The global fight against human trafficking made important strides in the past year, with an increase in the prosecution of perpetrators and identification of victims of slavery, prostitution, forced labor and military conscription of children, the Obama administration said today.
The State Department added Syria to the list of nations with the poorest records combating human trafficking, while Myanmar, Venezuela, Nicaragua, Israel and Bangladesh were among those that improved their efforts, according to the State Department’s annual Trafficking in Persons report released today.
Secretary of State Hillary Clinton said 29 countries of 185 evaluated showed improvements in combating trafficking by enacting new laws, stepping up investigations, assisting victims or creating action plans. Myanmar, also known as Burma, repealed a law used to justify forced labor and established a hotline in September that has led to the rescue of 57 victims, the State Department said.

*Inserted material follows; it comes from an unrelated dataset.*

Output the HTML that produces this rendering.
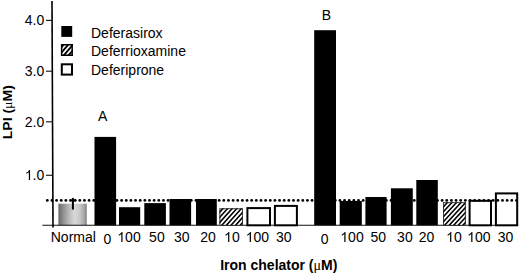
<!DOCTYPE html>
<html><head><meta charset="utf-8"><style>
html,body{margin:0;padding:0;background:#fff;width:520px;height:274px;overflow:hidden;font-family:"Liberation Sans",sans-serif}
svg{display:block}
</style></head><body><svg width="520" height="274" viewBox="0 0 520 274" font-family="Liberation Sans, sans-serif"><defs>
<linearGradient id="cyl" x1="0" x2="1" y1="0" y2="0">
<stop offset="0" stop-color="#666"/>
<stop offset="0.16" stop-color="#8e8e8e"/>
<stop offset="0.39" stop-color="#bcbcbc"/>
<stop offset="0.57" stop-color="#d8d8d8"/>
<stop offset="0.75" stop-color="#c8c8c8"/>
<stop offset="0.89" stop-color="#aaa"/>
<stop offset="1" stop-color="#868686"/>
</linearGradient><clipPath id="c1"><rect x="219.40" y="208.30" width="23.50" height="17.00"/></clipPath><clipPath id="c2"><rect x="443.10" y="202.20" width="22.70" height="23.10"/></clipPath><clipPath id="c3"><rect x="60.90" y="44.00" width="12.00" height="12.00"/></clipPath></defs><rect x="0" y="0" width="520" height="274" fill="#fff"/><rect x="58.4" y="203.7" width="28.4" height="21.60" fill="url(#cyl)"/><rect x="94.5" y="136.9" width="21.60" height="88.40" fill="#000"/><rect x="119.0" y="207.2" width="21.20" height="18.10" fill="#000"/><rect x="144.3" y="203.1" width="21.60" height="22.20" fill="#000"/><rect x="169.5" y="199.0" width="21.60" height="26.30" fill="#000"/><rect x="196.0" y="199.0" width="20.80" height="26.30" fill="#000"/><rect x="314.2" y="30.2" width="21.80" height="195.10" fill="#000"/><rect x="339.7" y="201.0" width="22.10" height="24.30" fill="#000"/><rect x="365.4" y="197.0" width="21.20" height="28.30" fill="#000"/><rect x="390.9" y="188.3" width="21.90" height="37.00" fill="#000"/><rect x="416.3" y="180.0" width="21.50" height="45.30" fill="#000"/><line x1="42.3" y1="225.3" x2="518.2" y2="225.3" stroke="#111" stroke-width="1.05"/><rect x="219.4" y="208.3" width="23.50" height="17.00" fill="#fff"/><path clip-path="url(#c1)" d="M197.90 226.30L214.90 207.30M202.50 226.30L219.50 207.30M207.10 226.30L224.10 207.30M211.70 226.30L228.70 207.30M216.30 226.30L233.30 207.30M220.90 226.30L237.90 207.30M225.50 226.30L242.50 207.30M230.10 226.30L247.10 207.30M234.70 226.30L251.70 207.30M239.30 226.30L256.30 207.30M243.90 226.30L260.90 207.30" stroke="#000" stroke-width="1.55" fill="none"/><rect x="219.90" y="208.80" width="22.50" height="16.50" fill="none" stroke="#222" stroke-width="0.9"/><rect x="247.40" y="208.10" width="22.60" height="17.20" fill="#fff" stroke="#000" stroke-width="2"/><rect x="274.90" y="205.90" width="22.00" height="19.40" fill="#fff" stroke="#000" stroke-width="2"/><rect x="443.1" y="202.2" width="22.70" height="23.10" fill="#fff"/><path clip-path="url(#c2)" d="M416.40 226.30L439.50 201.20M420.95 226.30L444.05 201.20M425.50 226.30L448.60 201.20M430.05 226.30L453.15 201.20M434.60 226.30L457.70 201.20M439.15 226.30L462.25 201.20M443.70 226.30L466.80 201.20M448.25 226.30L471.35 201.20M452.80 226.30L475.90 201.20M457.35 226.30L480.45 201.20M461.90 226.30L485.00 201.20M466.45 226.30L489.55 201.20M471.00 226.30L494.10 201.20" stroke="#000" stroke-width="1.55" fill="none"/><rect x="443.60" y="202.70" width="21.70" height="22.60" fill="none" stroke="#222" stroke-width="0.9"/><rect x="469.60" y="200.80" width="21.40" height="24.50" fill="#fff" stroke="#000" stroke-width="2"/><rect x="495.90" y="193.40" width="21.30" height="31.90" fill="#fff" stroke="#000" stroke-width="2"/><g fill="#000"><circle cx="47.30" cy="200.4" r="1.4"/><circle cx="51.94" cy="200.4" r="1.4"/><circle cx="56.59" cy="200.4" r="1.4"/><circle cx="61.23" cy="200.4" r="1.4"/><circle cx="65.88" cy="200.4" r="1.4"/><circle cx="70.52" cy="200.4" r="1.4"/><circle cx="75.17" cy="200.4" r="1.4"/><circle cx="79.81" cy="200.4" r="1.4"/><circle cx="84.46" cy="200.4" r="1.4"/><circle cx="89.10" cy="200.4" r="1.4"/><circle cx="93.75" cy="200.4" r="1.4"/><circle cx="98.39" cy="200.4" r="1.4"/><circle cx="103.04" cy="200.4" r="1.4"/><circle cx="107.68" cy="200.4" r="1.4"/><circle cx="112.33" cy="200.4" r="1.4"/><circle cx="116.97" cy="200.4" r="1.4"/><circle cx="121.62" cy="200.4" r="1.4"/><circle cx="126.26" cy="200.4" r="1.4"/><circle cx="130.91" cy="200.4" r="1.4"/><circle cx="135.55" cy="200.4" r="1.4"/><circle cx="140.20" cy="200.4" r="1.4"/><circle cx="144.84" cy="200.4" r="1.4"/><circle cx="149.49" cy="200.4" r="1.4"/><circle cx="154.13" cy="200.4" r="1.4"/><circle cx="158.78" cy="200.4" r="1.4"/><circle cx="163.43" cy="200.4" r="1.4"/><circle cx="168.07" cy="200.4" r="1.4"/><circle cx="172.72" cy="200.4" r="1.4"/><circle cx="177.36" cy="200.4" r="1.4"/><circle cx="182.01" cy="200.4" r="1.4"/><circle cx="186.65" cy="200.4" r="1.4"/><circle cx="191.30" cy="200.4" r="1.4"/><circle cx="195.94" cy="200.4" r="1.4"/><circle cx="200.59" cy="200.4" r="1.4"/><circle cx="205.23" cy="200.4" r="1.4"/><circle cx="209.88" cy="200.4" r="1.4"/><circle cx="214.52" cy="200.4" r="1.4"/><circle cx="219.17" cy="200.4" r="1.4"/><circle cx="223.81" cy="200.4" r="1.4"/><circle cx="228.46" cy="200.4" r="1.4"/><circle cx="233.10" cy="200.4" r="1.4"/><circle cx="237.75" cy="200.4" r="1.4"/><circle cx="242.39" cy="200.4" r="1.4"/><circle cx="247.04" cy="200.4" r="1.4"/><circle cx="251.68" cy="200.4" r="1.4"/><circle cx="256.33" cy="200.4" r="1.4"/><circle cx="260.97" cy="200.4" r="1.4"/><circle cx="265.62" cy="200.4" r="1.4"/><circle cx="270.26" cy="200.4" r="1.4"/><circle cx="274.91" cy="200.4" r="1.4"/><circle cx="279.55" cy="200.4" r="1.4"/><circle cx="284.20" cy="200.4" r="1.4"/><circle cx="288.84" cy="200.4" r="1.4"/><circle cx="293.49" cy="200.4" r="1.4"/><circle cx="298.13" cy="200.4" r="1.4"/><circle cx="302.78" cy="200.4" r="1.4"/><circle cx="307.42" cy="200.4" r="1.4"/><circle cx="312.06" cy="200.4" r="1.4"/><circle cx="316.71" cy="200.4" r="1.4"/><circle cx="321.35" cy="200.4" r="1.4"/><circle cx="326.00" cy="200.4" r="1.4"/><circle cx="330.64" cy="200.4" r="1.4"/><circle cx="335.29" cy="200.4" r="1.4"/><circle cx="339.93" cy="200.4" r="1.4"/><circle cx="344.58" cy="200.4" r="1.4"/><circle cx="349.22" cy="200.4" r="1.4"/><circle cx="353.87" cy="200.4" r="1.4"/><circle cx="358.51" cy="200.4" r="1.4"/><circle cx="363.16" cy="200.4" r="1.4"/><circle cx="367.80" cy="200.4" r="1.4"/><circle cx="372.45" cy="200.4" r="1.4"/><circle cx="377.09" cy="200.4" r="1.4"/><circle cx="381.74" cy="200.4" r="1.4"/><circle cx="386.38" cy="200.4" r="1.4"/><circle cx="391.03" cy="200.4" r="1.4"/><circle cx="395.67" cy="200.4" r="1.4"/><circle cx="400.32" cy="200.4" r="1.4"/><circle cx="404.96" cy="200.4" r="1.4"/><circle cx="409.61" cy="200.4" r="1.4"/><circle cx="414.25" cy="200.4" r="1.4"/><circle cx="418.90" cy="200.4" r="1.4"/><circle cx="423.54" cy="200.4" r="1.4"/><circle cx="428.19" cy="200.4" r="1.4"/><circle cx="432.83" cy="200.4" r="1.4"/><circle cx="437.48" cy="200.4" r="1.4"/><circle cx="442.12" cy="200.4" r="1.4"/><circle cx="446.77" cy="200.4" r="1.4"/><circle cx="451.41" cy="200.4" r="1.4"/><circle cx="456.06" cy="200.4" r="1.4"/><circle cx="460.70" cy="200.4" r="1.4"/><circle cx="465.35" cy="200.4" r="1.4"/><circle cx="469.99" cy="200.4" r="1.4"/><circle cx="474.64" cy="200.4" r="1.4"/><circle cx="479.28" cy="200.4" r="1.4"/><circle cx="483.93" cy="200.4" r="1.4"/><circle cx="488.57" cy="200.4" r="1.4"/><circle cx="493.22" cy="200.4" r="1.4"/><circle cx="497.86" cy="200.4" r="1.4"/><circle cx="502.51" cy="200.4" r="1.4"/><circle cx="507.15" cy="200.4" r="1.4"/><circle cx="511.80" cy="200.4" r="1.4"/><circle cx="516.44" cy="200.4" r="1.4"/></g><line x1="72.9" y1="197.9" x2="72.9" y2="209.5" stroke="#000" stroke-width="2"/><line x1="69.9" y1="200.4" x2="76.2" y2="200.4" stroke="#000" stroke-width="1.7"/><line x1="52.0" y1="0.9" x2="53.0" y2="227.6" stroke="#000" stroke-width="1.6"/><line x1="46.0" y1="20.40" x2="52.5" y2="20.40" stroke="#1a1a1a" stroke-width="1.15"/><text x="24.84" y="25.20" font-size="14">4.0</text><line x1="46.0" y1="71.20" x2="52.5" y2="71.20" stroke="#1a1a1a" stroke-width="1.15"/><text x="24.84" y="76.00" font-size="14">3.0</text><line x1="46.0" y1="121.80" x2="52.5" y2="121.80" stroke="#1a1a1a" stroke-width="1.15"/><text x="24.84" y="126.60" font-size="14">2.0</text><line x1="46.0" y1="175.30" x2="52.5" y2="175.30" stroke="#1a1a1a" stroke-width="1.15"/><path transform="translate(24.84,180.10) scale(14,-14)" d="M0.373 0L0.285 0L0.285 0.560C0.264 0.540 0.236 0.520 0.200 0.499C0.165 0.478 0.133 0.462 0.106 0.452L0.106 0.537C0.155 0.560 0.198 0.588 0.235 0.621C0.272 0.654 0.298 0.686 0.313 0.716L0.373 0.716Z"/><text x="32.62" y="180.10" font-size="14">.0</text><rect x="61.3" y="26" width="10.9" height="10.9" fill="#000"/><rect x="60.9" y="44" width="12" height="12" fill="#fff"/><path clip-path="url(#c3)" d="M43.60 57.00L55.60 43.00M48.30 57.00L60.30 43.00M53.00 57.00L65.00 43.00M57.70 57.00L69.70 43.00M62.40 57.00L74.40 43.00M67.10 57.00L79.10 43.00M71.80 57.00L83.80 43.00M76.50 57.00L88.50 43.00" stroke="#000" stroke-width="1.9" fill="none"/><rect x="61.65" y="44.75" width="10.5" height="10.5" fill="none" stroke="#000" stroke-width="1.5"/><rect x="61.8" y="64.3" width="10.2" height="10.3" fill="#fff" stroke="#000" stroke-width="2"/><text x="91.0" y="38.0" font-size="14">Deferasirox</text><text x="91.0" y="56.4" font-size="14">Deferrioxamine</text><text x="91.0" y="75.0" font-size="14">Deferiprone</text><text x="102.7" y="120.8" text-anchor="middle" font-size="14">A</text><text x="326.5" y="20.1" text-anchor="middle" font-size="14">B</text><text x="73.3" y="241.9" text-anchor="middle" font-size="14">Normal</text><text x="103.51" y="243.70" font-size="14">0</text><path transform="translate(117.32,241.90) scale(14,-14)" d="M0.373 0L0.285 0L0.285 0.560C0.264 0.540 0.236 0.520 0.200 0.499C0.165 0.478 0.133 0.462 0.106 0.452L0.106 0.537C0.155 0.560 0.198 0.588 0.235 0.621C0.272 0.654 0.298 0.686 0.313 0.716L0.373 0.716Z"/><text x="125.11" y="241.90" font-size="14">00</text><text x="149.11" y="241.90" font-size="14">50</text><text x="174.01" y="241.90" font-size="14">30</text><text x="200.21" y="241.90" font-size="14">20</text><path transform="translate(224.11,241.90) scale(14,-14)" d="M0.373 0L0.285 0L0.285 0.560C0.264 0.540 0.236 0.520 0.200 0.499C0.165 0.478 0.133 0.462 0.106 0.452L0.106 0.537C0.155 0.560 0.198 0.588 0.235 0.621C0.272 0.654 0.298 0.686 0.313 0.716L0.373 0.716Z"/><text x="231.90" y="241.90" font-size="14">0</text><path transform="translate(245.72,241.90) scale(14,-14)" d="M0.373 0L0.285 0L0.285 0.560C0.264 0.540 0.236 0.520 0.200 0.499C0.165 0.478 0.133 0.462 0.106 0.452L0.106 0.537C0.155 0.560 0.198 0.588 0.235 0.621C0.272 0.654 0.298 0.686 0.313 0.716L0.373 0.716Z"/><text x="253.51" y="241.90" font-size="14">00</text><text x="276.01" y="241.90" font-size="14">30</text><text x="320.71" y="243.90" font-size="14">0</text><path transform="translate(340.32,241.90) scale(14,-14)" d="M0.373 0L0.285 0L0.285 0.560C0.264 0.540 0.236 0.520 0.200 0.499C0.165 0.478 0.133 0.462 0.106 0.452L0.106 0.537C0.155 0.560 0.198 0.588 0.235 0.621C0.272 0.654 0.298 0.686 0.313 0.716L0.373 0.716Z"/><text x="348.11" y="241.90" font-size="14">00</text><text x="370.41" y="241.90" font-size="14">50</text><text x="397.11" y="241.90" font-size="14">30</text><text x="418.81" y="241.90" font-size="14">20</text><path transform="translate(446.11,241.90) scale(14,-14)" d="M0.373 0L0.285 0L0.285 0.560C0.264 0.540 0.236 0.520 0.200 0.499C0.165 0.478 0.133 0.462 0.106 0.452L0.106 0.537C0.155 0.560 0.198 0.588 0.235 0.621C0.272 0.654 0.298 0.686 0.313 0.716L0.373 0.716Z"/><text x="453.90" y="241.90" font-size="14">0</text><path transform="translate(467.22,241.90) scale(14,-14)" d="M0.373 0L0.285 0L0.285 0.560C0.264 0.540 0.236 0.520 0.200 0.499C0.165 0.478 0.133 0.462 0.106 0.452L0.106 0.537C0.155 0.560 0.198 0.588 0.235 0.621C0.272 0.654 0.298 0.686 0.313 0.716L0.373 0.716Z"/><text x="475.01" y="241.90" font-size="14">00</text><text x="497.71" y="241.90" font-size="14">30</text><text x="220.2" y="269.5" font-size="14" font-weight="bold">Iron chelator (<tspan font-family="Liberation Serif, serif" font-weight="normal">μ</tspan>M)</text><text transform="translate(12.0,139.2) rotate(-90) scale(1,0.94)" font-size="14" font-weight="bold">LPI (<tspan font-family="Liberation Serif, serif" font-weight="normal">μ</tspan>M)</text></svg></body></html>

While Clinton said progress is being made, she said there are an estimated 27 million victims of modern slavery worldwide whose “stories remind us of what kind of inhumane treatment we are still capable of as human beings.”
The number of human trafficking victims identified around the world increased 28 percent to more than 42,000 over the last year, a sign that governments are seeking out victims and attempting to prosecute those guilty of enslaving them, Luis CdeBaca, the U.S. ambassador-at-large to monitor and combat human trafficking, told reporters in Washington.
Several nations declined in the rankings, including Nigeria, Portugal and Syria, where the government of President Bashar al-Assad has failed to stop the trafficking of thousands of women from the Philippines, Indonesia and Somalia who have been forced into domestic labor and prostitution, according to the report.
Syria joins nations including Iran, North Korea, Cuba, Kuwait, Saudi Arabia, Yemen and Zimbabwe that have the poorest records of preventing and prosecuting human trafficking, according to the report. These worst-offending nations that fail to comply with minimum standards fell to 17 from 23 last year.